• **ENTRIES**:
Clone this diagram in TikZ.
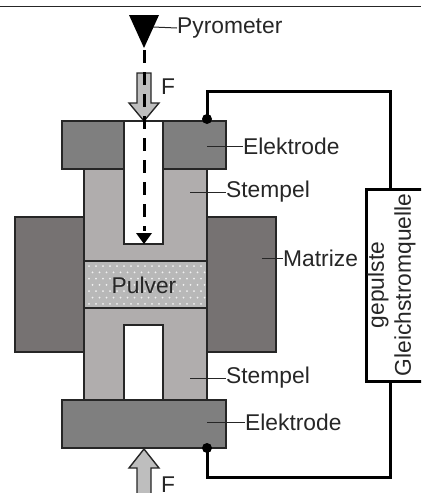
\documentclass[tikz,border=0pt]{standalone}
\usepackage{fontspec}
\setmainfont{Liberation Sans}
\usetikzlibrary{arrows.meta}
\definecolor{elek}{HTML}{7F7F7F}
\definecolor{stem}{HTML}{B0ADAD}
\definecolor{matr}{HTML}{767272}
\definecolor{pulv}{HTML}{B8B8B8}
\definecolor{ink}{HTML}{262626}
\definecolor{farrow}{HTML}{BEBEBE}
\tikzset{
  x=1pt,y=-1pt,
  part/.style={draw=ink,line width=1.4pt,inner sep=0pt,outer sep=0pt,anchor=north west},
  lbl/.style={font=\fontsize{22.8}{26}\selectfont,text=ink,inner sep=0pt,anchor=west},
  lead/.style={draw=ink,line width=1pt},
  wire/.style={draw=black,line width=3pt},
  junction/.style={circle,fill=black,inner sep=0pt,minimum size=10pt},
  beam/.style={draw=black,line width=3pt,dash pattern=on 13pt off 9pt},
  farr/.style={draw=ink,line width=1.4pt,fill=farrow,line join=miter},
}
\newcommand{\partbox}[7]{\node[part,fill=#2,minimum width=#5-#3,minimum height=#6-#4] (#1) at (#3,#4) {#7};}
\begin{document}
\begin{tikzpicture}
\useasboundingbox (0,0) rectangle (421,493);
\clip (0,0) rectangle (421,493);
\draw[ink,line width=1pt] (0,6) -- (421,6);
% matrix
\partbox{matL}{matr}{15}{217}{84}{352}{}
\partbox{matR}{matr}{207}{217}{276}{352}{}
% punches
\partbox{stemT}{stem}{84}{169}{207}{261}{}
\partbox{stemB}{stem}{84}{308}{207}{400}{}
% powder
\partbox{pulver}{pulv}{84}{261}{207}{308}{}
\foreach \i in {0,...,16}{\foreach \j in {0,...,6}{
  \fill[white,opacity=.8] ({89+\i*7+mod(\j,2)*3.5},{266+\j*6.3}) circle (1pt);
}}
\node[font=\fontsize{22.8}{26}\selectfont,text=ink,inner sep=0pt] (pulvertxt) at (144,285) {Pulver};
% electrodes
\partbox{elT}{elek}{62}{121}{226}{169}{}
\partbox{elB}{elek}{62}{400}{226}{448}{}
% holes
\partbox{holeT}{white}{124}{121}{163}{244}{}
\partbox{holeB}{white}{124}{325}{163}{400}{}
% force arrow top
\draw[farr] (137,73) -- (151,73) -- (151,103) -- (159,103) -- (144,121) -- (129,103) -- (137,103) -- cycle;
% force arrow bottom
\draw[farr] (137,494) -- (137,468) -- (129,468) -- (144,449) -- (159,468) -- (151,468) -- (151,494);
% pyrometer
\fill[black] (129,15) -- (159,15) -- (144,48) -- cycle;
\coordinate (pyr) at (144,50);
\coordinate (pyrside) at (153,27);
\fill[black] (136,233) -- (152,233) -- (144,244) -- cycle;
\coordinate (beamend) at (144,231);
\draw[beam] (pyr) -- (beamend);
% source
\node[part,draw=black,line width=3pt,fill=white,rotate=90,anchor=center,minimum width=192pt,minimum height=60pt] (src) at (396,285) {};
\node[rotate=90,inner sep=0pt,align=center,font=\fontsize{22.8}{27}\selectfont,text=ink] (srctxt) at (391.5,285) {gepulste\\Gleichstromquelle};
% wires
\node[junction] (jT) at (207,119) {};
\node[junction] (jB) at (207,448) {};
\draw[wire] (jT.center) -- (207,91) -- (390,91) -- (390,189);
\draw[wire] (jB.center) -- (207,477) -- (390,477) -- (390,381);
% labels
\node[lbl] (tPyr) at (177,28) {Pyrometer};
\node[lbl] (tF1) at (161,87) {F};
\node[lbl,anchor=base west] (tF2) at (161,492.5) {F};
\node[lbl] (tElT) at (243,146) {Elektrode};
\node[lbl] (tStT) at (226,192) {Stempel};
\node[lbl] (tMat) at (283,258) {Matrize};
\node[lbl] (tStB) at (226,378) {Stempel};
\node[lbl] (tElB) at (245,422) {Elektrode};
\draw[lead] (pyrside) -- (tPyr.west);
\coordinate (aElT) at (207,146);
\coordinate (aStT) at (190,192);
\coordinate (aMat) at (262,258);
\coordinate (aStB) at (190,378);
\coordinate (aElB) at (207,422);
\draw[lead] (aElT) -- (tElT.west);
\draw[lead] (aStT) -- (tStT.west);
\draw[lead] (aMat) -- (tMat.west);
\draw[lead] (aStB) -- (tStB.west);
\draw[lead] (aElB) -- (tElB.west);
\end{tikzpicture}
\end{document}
...
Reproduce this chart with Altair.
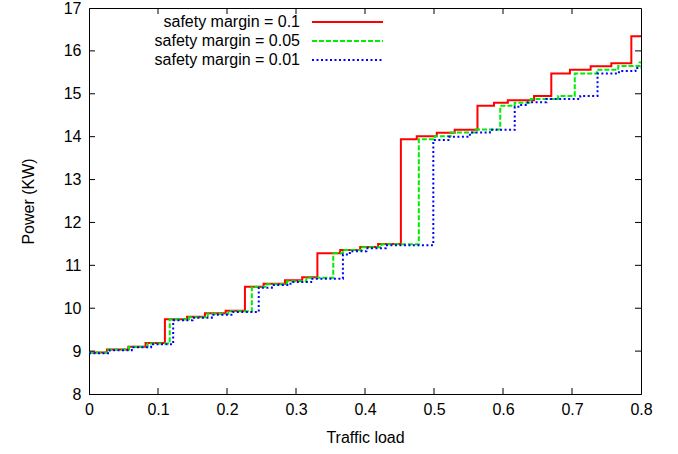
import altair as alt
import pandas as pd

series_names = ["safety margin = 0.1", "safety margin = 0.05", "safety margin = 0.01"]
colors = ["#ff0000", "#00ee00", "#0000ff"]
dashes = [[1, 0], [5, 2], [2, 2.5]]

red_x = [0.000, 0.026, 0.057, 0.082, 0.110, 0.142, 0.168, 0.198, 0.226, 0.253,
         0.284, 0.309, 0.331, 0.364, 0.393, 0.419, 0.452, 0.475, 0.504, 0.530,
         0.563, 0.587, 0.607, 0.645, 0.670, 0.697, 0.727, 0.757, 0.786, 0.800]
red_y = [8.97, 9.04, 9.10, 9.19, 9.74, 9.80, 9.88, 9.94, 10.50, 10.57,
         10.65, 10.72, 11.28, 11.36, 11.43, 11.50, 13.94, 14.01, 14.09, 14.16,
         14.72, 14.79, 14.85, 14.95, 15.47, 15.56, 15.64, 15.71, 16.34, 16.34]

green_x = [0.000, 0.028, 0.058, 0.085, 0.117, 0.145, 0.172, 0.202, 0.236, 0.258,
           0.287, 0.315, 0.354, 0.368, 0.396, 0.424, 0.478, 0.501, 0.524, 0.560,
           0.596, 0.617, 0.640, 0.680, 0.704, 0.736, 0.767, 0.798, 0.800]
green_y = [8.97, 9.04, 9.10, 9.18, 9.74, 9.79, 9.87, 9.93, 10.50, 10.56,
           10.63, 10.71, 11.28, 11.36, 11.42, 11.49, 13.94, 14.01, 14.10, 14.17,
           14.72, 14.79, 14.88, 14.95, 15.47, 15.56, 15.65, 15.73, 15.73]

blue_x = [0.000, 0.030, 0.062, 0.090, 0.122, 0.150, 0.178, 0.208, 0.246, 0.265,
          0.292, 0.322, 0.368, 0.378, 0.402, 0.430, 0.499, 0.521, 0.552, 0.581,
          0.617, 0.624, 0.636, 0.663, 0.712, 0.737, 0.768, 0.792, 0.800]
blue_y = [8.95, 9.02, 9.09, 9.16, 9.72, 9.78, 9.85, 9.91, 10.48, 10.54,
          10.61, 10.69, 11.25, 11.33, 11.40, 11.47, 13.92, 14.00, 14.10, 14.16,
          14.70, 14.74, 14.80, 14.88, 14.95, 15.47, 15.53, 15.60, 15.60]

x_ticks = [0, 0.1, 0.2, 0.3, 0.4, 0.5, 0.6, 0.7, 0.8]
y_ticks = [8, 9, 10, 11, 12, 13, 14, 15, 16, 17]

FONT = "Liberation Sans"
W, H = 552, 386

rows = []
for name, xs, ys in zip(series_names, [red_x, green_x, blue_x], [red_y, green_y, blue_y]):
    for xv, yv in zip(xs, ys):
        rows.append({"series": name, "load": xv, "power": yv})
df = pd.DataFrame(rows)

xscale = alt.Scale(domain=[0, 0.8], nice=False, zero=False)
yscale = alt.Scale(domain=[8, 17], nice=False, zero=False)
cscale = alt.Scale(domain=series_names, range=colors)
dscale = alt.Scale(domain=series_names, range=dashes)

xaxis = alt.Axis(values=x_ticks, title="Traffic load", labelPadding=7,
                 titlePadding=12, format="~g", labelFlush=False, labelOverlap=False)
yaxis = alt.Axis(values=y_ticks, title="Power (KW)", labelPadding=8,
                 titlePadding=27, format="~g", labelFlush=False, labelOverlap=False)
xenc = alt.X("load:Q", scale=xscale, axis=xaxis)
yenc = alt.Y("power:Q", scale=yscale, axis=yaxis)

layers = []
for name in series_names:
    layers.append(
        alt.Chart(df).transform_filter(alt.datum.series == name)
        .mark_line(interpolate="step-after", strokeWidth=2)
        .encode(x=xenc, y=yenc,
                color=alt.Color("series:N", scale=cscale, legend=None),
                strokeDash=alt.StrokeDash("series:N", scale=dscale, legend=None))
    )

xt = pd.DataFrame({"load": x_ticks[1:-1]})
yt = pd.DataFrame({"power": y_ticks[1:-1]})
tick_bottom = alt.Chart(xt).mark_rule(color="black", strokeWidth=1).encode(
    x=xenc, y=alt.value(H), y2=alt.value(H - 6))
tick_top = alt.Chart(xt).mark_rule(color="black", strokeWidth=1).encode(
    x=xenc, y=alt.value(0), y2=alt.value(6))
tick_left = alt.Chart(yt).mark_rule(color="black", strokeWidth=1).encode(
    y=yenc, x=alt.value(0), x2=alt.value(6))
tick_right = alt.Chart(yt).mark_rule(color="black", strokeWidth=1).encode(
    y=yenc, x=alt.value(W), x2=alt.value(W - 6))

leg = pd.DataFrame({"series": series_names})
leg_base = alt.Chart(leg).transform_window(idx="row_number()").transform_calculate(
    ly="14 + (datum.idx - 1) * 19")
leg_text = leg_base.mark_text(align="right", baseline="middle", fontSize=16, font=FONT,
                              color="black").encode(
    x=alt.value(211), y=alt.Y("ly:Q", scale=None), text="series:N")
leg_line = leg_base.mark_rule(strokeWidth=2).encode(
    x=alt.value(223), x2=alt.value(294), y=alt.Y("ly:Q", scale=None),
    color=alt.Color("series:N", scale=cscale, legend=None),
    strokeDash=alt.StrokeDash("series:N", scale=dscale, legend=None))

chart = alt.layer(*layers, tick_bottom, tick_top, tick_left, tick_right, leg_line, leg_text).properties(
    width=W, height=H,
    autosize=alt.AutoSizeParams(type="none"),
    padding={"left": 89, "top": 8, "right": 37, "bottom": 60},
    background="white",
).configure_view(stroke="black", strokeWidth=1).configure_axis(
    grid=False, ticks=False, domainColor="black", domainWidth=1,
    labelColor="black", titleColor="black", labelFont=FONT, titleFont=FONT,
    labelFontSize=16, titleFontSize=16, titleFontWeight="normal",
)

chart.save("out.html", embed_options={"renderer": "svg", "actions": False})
* * *
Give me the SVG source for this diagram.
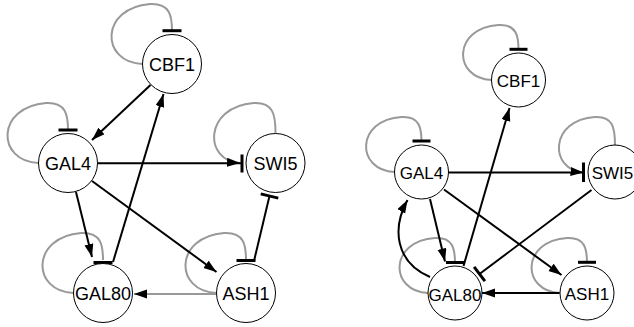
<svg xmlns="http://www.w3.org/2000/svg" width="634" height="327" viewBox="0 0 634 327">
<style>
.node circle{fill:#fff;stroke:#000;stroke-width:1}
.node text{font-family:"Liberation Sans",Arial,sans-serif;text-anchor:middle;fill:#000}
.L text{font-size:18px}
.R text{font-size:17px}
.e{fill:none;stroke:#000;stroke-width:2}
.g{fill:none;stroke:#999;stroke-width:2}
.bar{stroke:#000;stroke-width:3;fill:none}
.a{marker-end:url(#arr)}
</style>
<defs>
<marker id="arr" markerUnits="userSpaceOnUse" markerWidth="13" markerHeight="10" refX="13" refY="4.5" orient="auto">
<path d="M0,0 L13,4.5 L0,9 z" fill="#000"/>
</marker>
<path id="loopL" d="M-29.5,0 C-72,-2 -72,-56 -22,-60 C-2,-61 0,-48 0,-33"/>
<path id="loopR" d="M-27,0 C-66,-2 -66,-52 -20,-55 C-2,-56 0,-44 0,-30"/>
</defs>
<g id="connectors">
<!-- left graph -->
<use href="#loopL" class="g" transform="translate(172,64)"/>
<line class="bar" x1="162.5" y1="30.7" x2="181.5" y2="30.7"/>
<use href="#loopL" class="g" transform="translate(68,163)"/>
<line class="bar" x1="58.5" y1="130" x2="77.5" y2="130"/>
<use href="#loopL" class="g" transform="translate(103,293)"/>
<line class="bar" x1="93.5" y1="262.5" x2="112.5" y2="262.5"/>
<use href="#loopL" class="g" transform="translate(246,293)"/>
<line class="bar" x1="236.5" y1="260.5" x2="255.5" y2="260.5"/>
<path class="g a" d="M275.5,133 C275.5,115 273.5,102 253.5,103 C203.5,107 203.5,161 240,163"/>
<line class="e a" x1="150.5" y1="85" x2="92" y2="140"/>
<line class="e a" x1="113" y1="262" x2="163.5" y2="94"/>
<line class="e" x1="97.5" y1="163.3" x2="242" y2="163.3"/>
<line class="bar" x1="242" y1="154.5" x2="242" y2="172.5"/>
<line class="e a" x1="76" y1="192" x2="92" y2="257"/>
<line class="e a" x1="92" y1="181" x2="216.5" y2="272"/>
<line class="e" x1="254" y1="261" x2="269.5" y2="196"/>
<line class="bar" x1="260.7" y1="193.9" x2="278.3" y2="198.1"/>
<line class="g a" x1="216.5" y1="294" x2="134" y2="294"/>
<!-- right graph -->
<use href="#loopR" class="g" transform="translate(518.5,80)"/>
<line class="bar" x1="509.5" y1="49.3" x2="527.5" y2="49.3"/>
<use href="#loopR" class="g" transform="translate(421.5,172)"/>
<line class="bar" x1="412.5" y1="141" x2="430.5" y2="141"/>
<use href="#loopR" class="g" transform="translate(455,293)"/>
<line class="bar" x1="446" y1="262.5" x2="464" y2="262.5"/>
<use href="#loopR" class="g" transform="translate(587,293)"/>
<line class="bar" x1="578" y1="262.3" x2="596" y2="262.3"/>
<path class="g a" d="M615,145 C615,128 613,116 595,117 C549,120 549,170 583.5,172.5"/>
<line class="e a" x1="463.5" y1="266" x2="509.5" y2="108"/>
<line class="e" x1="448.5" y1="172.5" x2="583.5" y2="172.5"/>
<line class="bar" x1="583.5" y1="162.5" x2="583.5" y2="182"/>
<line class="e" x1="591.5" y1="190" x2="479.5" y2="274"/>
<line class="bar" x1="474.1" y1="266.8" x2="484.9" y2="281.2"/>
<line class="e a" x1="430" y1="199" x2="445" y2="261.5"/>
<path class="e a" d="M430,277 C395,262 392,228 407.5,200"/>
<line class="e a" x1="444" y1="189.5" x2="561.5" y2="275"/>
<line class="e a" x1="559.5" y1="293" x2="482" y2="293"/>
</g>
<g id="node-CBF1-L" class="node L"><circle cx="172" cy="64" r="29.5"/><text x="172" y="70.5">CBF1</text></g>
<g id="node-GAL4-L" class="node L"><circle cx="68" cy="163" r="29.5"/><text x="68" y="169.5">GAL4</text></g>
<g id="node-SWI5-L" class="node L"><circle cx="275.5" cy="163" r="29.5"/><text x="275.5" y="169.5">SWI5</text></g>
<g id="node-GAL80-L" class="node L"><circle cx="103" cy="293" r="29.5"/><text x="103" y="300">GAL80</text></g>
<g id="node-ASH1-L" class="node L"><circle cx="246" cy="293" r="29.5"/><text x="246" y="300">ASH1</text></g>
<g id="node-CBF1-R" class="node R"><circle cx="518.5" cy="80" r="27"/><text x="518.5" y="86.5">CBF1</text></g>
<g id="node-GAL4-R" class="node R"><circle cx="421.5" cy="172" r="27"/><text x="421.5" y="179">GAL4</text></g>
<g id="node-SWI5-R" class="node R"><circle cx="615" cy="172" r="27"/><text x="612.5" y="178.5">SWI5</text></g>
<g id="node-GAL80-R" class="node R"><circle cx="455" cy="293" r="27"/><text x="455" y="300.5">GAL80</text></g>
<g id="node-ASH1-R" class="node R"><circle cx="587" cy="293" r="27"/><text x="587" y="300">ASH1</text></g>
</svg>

• **YOUR INSTRUCTIONS**: Pictures are not part of the copy. Write out only the lines from the one containing "Reproduce this chart with Altair." through the one containing "dashes = [[1, 0], [5, 2], [2, 2.5]]", exactly as they stand, both included.

• **FINISHED EXERCISE**:
Reproduce this chart with Altair.
import altair as alt
import pandas as pd

series_names = ["safety margin = 0.1", "safety margin = 0.05", "safety margin = 0.01"]
colors = ["#ff0000", "#00ee00", "#0000ff"]
dashes = [[1, 0], [5, 2], [2, 2.5]]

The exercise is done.